Историки и социологи науки подробно описали ряд политических дебатов, происходивших в США с участием ученых (например, по вопросу фторирования питьевой воды, использования тетраэтил-свинца для улучшения бензина и по проблеме радиационной опасности от атомных электростанций). Эти описания раскрывают важные социальные механизмы, работа которых и выражает сущность «общества знания».
Шаг за шагом восстанавливая позиции противоборствующих групп ученых в ходе таких дебатов, можно прийти к выводу, что именно выбор исходных моделей и предположений часто предопределяет дальнейшие, вполне логичные расхождения.
М. Малкей пишет: «Для всех областей научных исследований характерны ситуации, в которых наука допускает формулировку нескольких разумных альтернатив, причем невозможно убедительно показать, что лишь какая-то одна из них является верной. Именно в осуществлении выборов между подобными альтернативами, производятся ли они на уровне общих определений проблемы или на уровне детального анализа, политические установки ученых и давление со стороны политического окружения используются наиболее явно» [168, с. 205].
Вот актуальный для нас пример. В основе расхождений по поводу воздействия радиации на здоровье человека лежат две принципиально разные модели: пороговая и линейная. Согласно первой модели, вплоть до определенной величины радиация не оказывает на здоровье населения заметного воздействия. Согласно второй модели, вредное воздействие (например, измеряемое числом раковых заболеваний) нарастает линейно, сколь бы мал ни был уровень загрязнения, так что нельзя говорить о «безопасном» уровне. Очевидно, что из этих двух моделей следуют совершенно разные политические выводы (например, относительно последствий аварии на Чернобыльской АЭС). Как же выбирают эксперты ту или иную модель? Исходя из политических предпочтений (или в зависимости от того, кто больше заплатит или доставит большие неприятности).
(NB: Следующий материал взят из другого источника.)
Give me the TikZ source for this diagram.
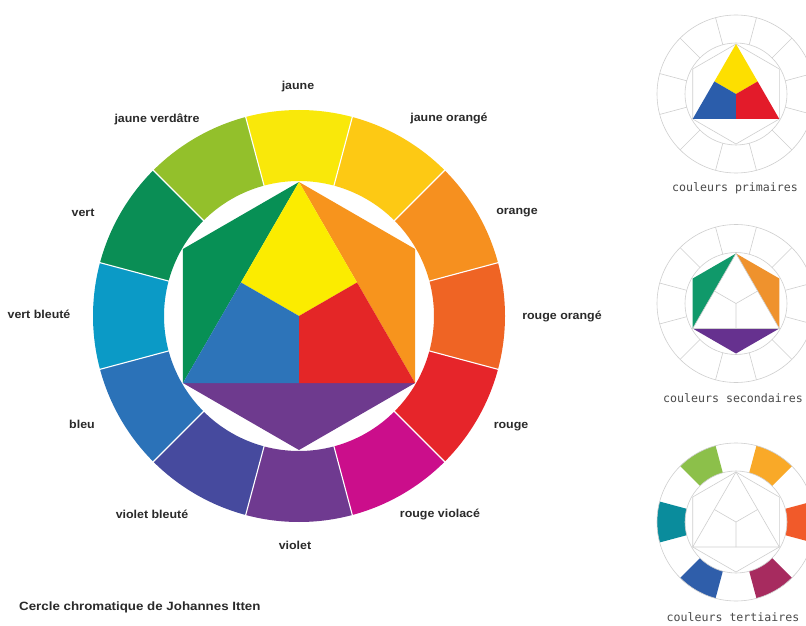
\documentclass[tikz,border=0pt]{standalone}
\usepackage{fontspec}
\usepackage{graphicx}
\setmainfont{Liberation Sans}
\newfontfamily\smallfont{DejaVu Sans Mono}
\usetikzlibrary{calc}
\definecolor{cJ}{HTML}{F9E80A}
\definecolor{cJO}{HTML}{FDC914}
\definecolor{cO}{HTML}{F6901F}
\definecolor{cRO}{HTML}{EF6424}
\definecolor{cR}{HTML}{E6252A}
\definecolor{cRV}{HTML}{CB0E8B}
\definecolor{cV}{HTML}{6F3A90}
\definecolor{cVB}{HTML}{464A9E}
\definecolor{cB}{HTML}{2B72B8}
\definecolor{cVeB}{HTML}{0B9AC6}
\definecolor{cVe}{HTML}{0A8E55}
\definecolor{cJV}{HTML}{93C02B}
\definecolor{iY}{HTML}{FBEC00}
\definecolor{iO}{HTML}{F7941D}
\definecolor{iG}{HTML}{079055}
\definecolor{iB}{HTML}{2D74B9}
\definecolor{iR}{HTML}{E42627}
\definecolor{iP}{HTML}{6E3A8E}
\definecolor{sY}{HTML}{FDDF00}
\definecolor{sB}{HTML}{2B5DAB}
\definecolor{sR}{HTML}{E31B2A}
\definecolor{sG}{HTML}{10996A}
\definecolor{sO}{HTML}{EF922D}
\definecolor{sP}{HTML}{66318F}
\definecolor{tJV}{HTML}{8CC04A}
\definecolor{tJO}{HTML}{F9A928}
\definecolor{tRO}{HTML}{F15A2A}
\definecolor{tRV}{HTML}{A72B5F}
\definecolor{tVB}{HTML}{2F5EAA}
\definecolor{tVeB}{HTML}{0A8C9C}
\definecolor{grayline}{HTML}{CFCFCF}
\definecolor{txt}{HTML}{2A2A2A}
\tikzset{
  lbl/.style={font=\bfseries\fontsize{11.5}{13}\selectfont, text=txt, inner sep=0pt},
  ttl/.style={font=\bfseries\fontsize{12}{14}\selectfont, text=txt, inner sep=0pt},
  smalllbl/.style={font=\smallfont\fontsize{11.6}{13}\selectfont, text=txt!85, inner sep=0pt},
  thin gray/.style={draw=grayline, line width=0.6pt},
}
\newcommand{\wide}[1]{\scalebox{1.08}[1]{#1}}
% segment: #1 color, #2 center angle, #3 inner r, #4 outer r
\newcommand{\seg}[4]{\fill[#1] ({#2-15}:#4) arc[start angle={#2-15}, end angle={#2+15}, radius=#4 pt] -- ({#2+15}:#3) arc[start angle={#2+15}, end angle={#2-15}, radius=#3 pt] -- cycle;}
\begin{document}
\begin{tikzpicture}[x=1pt,y=1pt]
\fill[white] (0,0) rectangle (806,625);
\useasboundingbox (0,0) rectangle (806,625);
\clip (0,0) rectangle (806,625);

% ---------------- main wheel ----------------
\begin{scope}[shift={(299,309)}]
  \seg{cJ}{90}{135}{206}
  \seg{cJO}{60}{135}{206}
  \seg{cO}{30}{135}{206}
  \seg{cRO}{0}{135}{206}
  \seg{cR}{-30}{135}{206}
  \seg{cRV}{-60}{135}{206}
  \seg{cV}{-90}{135}{206}
  \seg{cVB}{-120}{135}{206}
  \seg{cB}{-150}{135}{206}
  \seg{cVeB}{180}{135}{206}
  \seg{cVe}{150}{135}{206}
  \seg{cJV}{120}{135}{206}
  \foreach \a in {15,45,...,345} \draw[white, line width=1.1pt] (\a:134) -- (\a:207);
  \coordinate (T) at (90:134);
  \coordinate (UL) at (150:134);
  \coordinate (LL) at (210:134);
  \coordinate (Bt) at (270:134);
  \coordinate (LR) at (330:134);
  \coordinate (UR) at (30:134);
  \coordinate (O) at (0,0);
  \coordinate (ML) at ($(T)!0.5!(LL)$);
  \coordinate (MR) at ($(T)!0.5!(LR)$);
  \coordinate (MB) at ($(LL)!0.5!(LR)$);
  \fill[iG] (T) -- (UL) -- (LL) -- cycle;
  \fill[iO] (T) -- (UR) -- (LR) -- cycle;
  \fill[iP] (LL) -- (Bt) -- (LR) -- cycle;
  \fill[iY] (T) -- (ML) -- (O) -- (MR) -- cycle;
  \fill[iB] (ML) -- (LL) -- (MB) -- (O) -- cycle;
  \fill[iR] (MR) -- (O) -- (MB) -- (LR) -- cycle;
\end{scope}

% labels
\node[lbl] (ljaune) at (298,538) {\wide{jaune}};
\node[lbl] (ljo) at (449,506) {\wide{jaune orangé}};
\node[lbl] (lorange) at (517,412) {\wide{orange}};
\node[lbl] (lro) at (562,308) {\wide{rouge orangé}};
\node[lbl] (lrouge) at (511,198) {\wide{rouge}};
\node[lbl] (lrv) at (440,111) {\wide{rouge violacé}};
\node[lbl] (lviolet) at (295,80) {\wide{violet}};
\node[lbl] (lvb) at (152,111) {\wide{violet bleuté}};
\node[lbl] (lbleu) at (82,201) {\wide{bleu}};
\node[lbl] (lveb) at (39,311) {\wide{vert bleuté}};
\node[lbl] (lvert) at (83,412) {\wide{vert}};
\node[lbl] (ljv) at (157,506) {\wide{jaune verdâtre}};
\node[ttl, anchor=west] (title) at (19,18) {\scalebox{1.11}[1]{Cercle chromatique de Johannes Itten}};

% ---------------- small wheels ----------------
% primaires
\begin{scope}[shift={(736,531)}]
  \coordinate (pT) at (90:50); \coordinate (pUL) at (150:50); \coordinate (pLL) at (210:50);
  \coordinate (pB) at (270:50); \coordinate (pLR) at (330:50); \coordinate (pUR) at (30:50);
  \coordinate (pO) at (0,0);
  \coordinate (pML) at ($(pT)!0.5!(pLL)$); \coordinate (pMR) at ($(pT)!0.5!(pLR)$); \coordinate (pMB) at ($(pLL)!0.5!(pLR)$);
  \draw[thin gray] (0,0) circle[radius=79pt];
  \draw[thin gray] (0,0) circle[radius=51pt];
  \foreach \a in {15,45,...,345} \draw[thin gray] (\a:51) -- (\a:79);
  \draw[thin gray] (pT) -- (pUL) -- (pLL) -- (pB) -- (pLR) -- (pUR) -- cycle;
  \fill[sY] (pT) -- (pML) -- (pO) -- (pMR) -- cycle;
  \fill[sB] (pML) -- (pLL) -- (pMB) -- (pO) -- cycle;
  \fill[sR] (pMR) -- (pO) -- (pMB) -- (pLR) -- cycle;
\end{scope}
\node[smalllbl] (lprim) at (735,437) {couleurs primaires};

% secondaires
\begin{scope}[shift={(736,321.5)}]
  \coordinate (sT) at (90:50); \coordinate (sUL) at (150:50); \coordinate (sLL) at (210:50);
  \coordinate (sB) at (270:50); \coordinate (sLR) at (330:50); \coordinate (sUR) at (30:50);
  \coordinate (sO) at (0,0);
  \coordinate (sML) at ($(sT)!0.5!(sLL)$); \coordinate (sMR) at ($(sT)!0.5!(sLR)$); \coordinate (sMB) at ($(sLL)!0.5!(sLR)$);
  \draw[thin gray] (0,0) circle[radius=79pt];
  \draw[thin gray] (0,0) circle[radius=51pt];
  \foreach \a in {15,45,...,345} \draw[thin gray] (\a:51) -- (\a:79);
  \fill[sG] (sT) -- (sUL) -- (sLL) -- cycle;
  \fill[sO] (sT) -- (sUR) -- (sLR) -- cycle;
  \fill[sP] (sLL) -- (sB) -- (sLR) -- cycle;
  \draw[thin gray] (sML) -- (sO) -- (sMR) (sO) -- (sMB);
  \draw[thin gray] (sT) -- (sLL) -- (sLR) -- cycle;
\end{scope}
\node[smalllbl] (lsec) at (733,227) {couleurs secondaires};

% tertiaires
\begin{scope}[shift={(736,103)}]
  \coordinate (tT) at (90:50); \coordinate (tUL) at (150:50); \coordinate (tLL) at (210:50);
  \coordinate (tB) at (270:50); \coordinate (tLR) at (330:50); \coordinate (tUR) at (30:50);
  \coordinate (tO) at (0,0);
  \coordinate (tML) at ($(tT)!0.5!(tLL)$); \coordinate (tMR) at ($(tT)!0.5!(tLR)$); \coordinate (tMB) at ($(tLL)!0.5!(tLR)$);
  \seg{tJV}{120}{51}{79}
  \seg{tJO}{60}{51}{79}
  \seg{tRO}{0}{51}{79}
  \seg{tRV}{-60}{51}{79}
  \seg{tVB}{-120}{51}{79}
  \seg{tVeB}{180}{51}{79}
  \draw[thin gray] (0,0) circle[radius=79pt];
  \draw[thin gray] (0,0) circle[radius=51pt];
  \draw[thin gray] (tT) -- (tUL) -- (tLL) -- (tB) -- (tLR) -- (tUR) -- cycle;
  \draw[thin gray] (tT) -- (tLL) -- (tLR) -- cycle;
  \draw[thin gray] (tML) -- (tO) -- (tMR) (tO) -- (tMB);
\end{scope}
\node[smalllbl] (lter) at (733,8) {couleurs tertiaires};
\end{tikzpicture}
\end{document}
Казалось бы, политики могут финансировать дополнительные эксперименты и потребовать от ученых надежного выбора из столь разных моделей. Но часто оказывается, что это в принципе невозможно. Задача по такой проверке в отношении радиационной безопасности была сформулирована максимально простым образом: действительно ли увеличение радиации на 150 миллирентген увеличивает число мутаций у мышей на 0,5 %? (Такое увеличение числа мутаций уже можно считать заметным воздействием на организм). Математическое исследование этой задачи показало, что для получения надежных экспериментальных данных, позволивших бы ответить на вопрос, требуется 8 миллиардов мышей.
64
Заметим, что в настоящий момент «общество знания» Запада не только придает онтологическое значение теориям, но и побуждает к судьбоносным для мира политическим действиям на основе гипотез, порой сомнительных. Примером служат действия, связанные с «парниковым эффектом».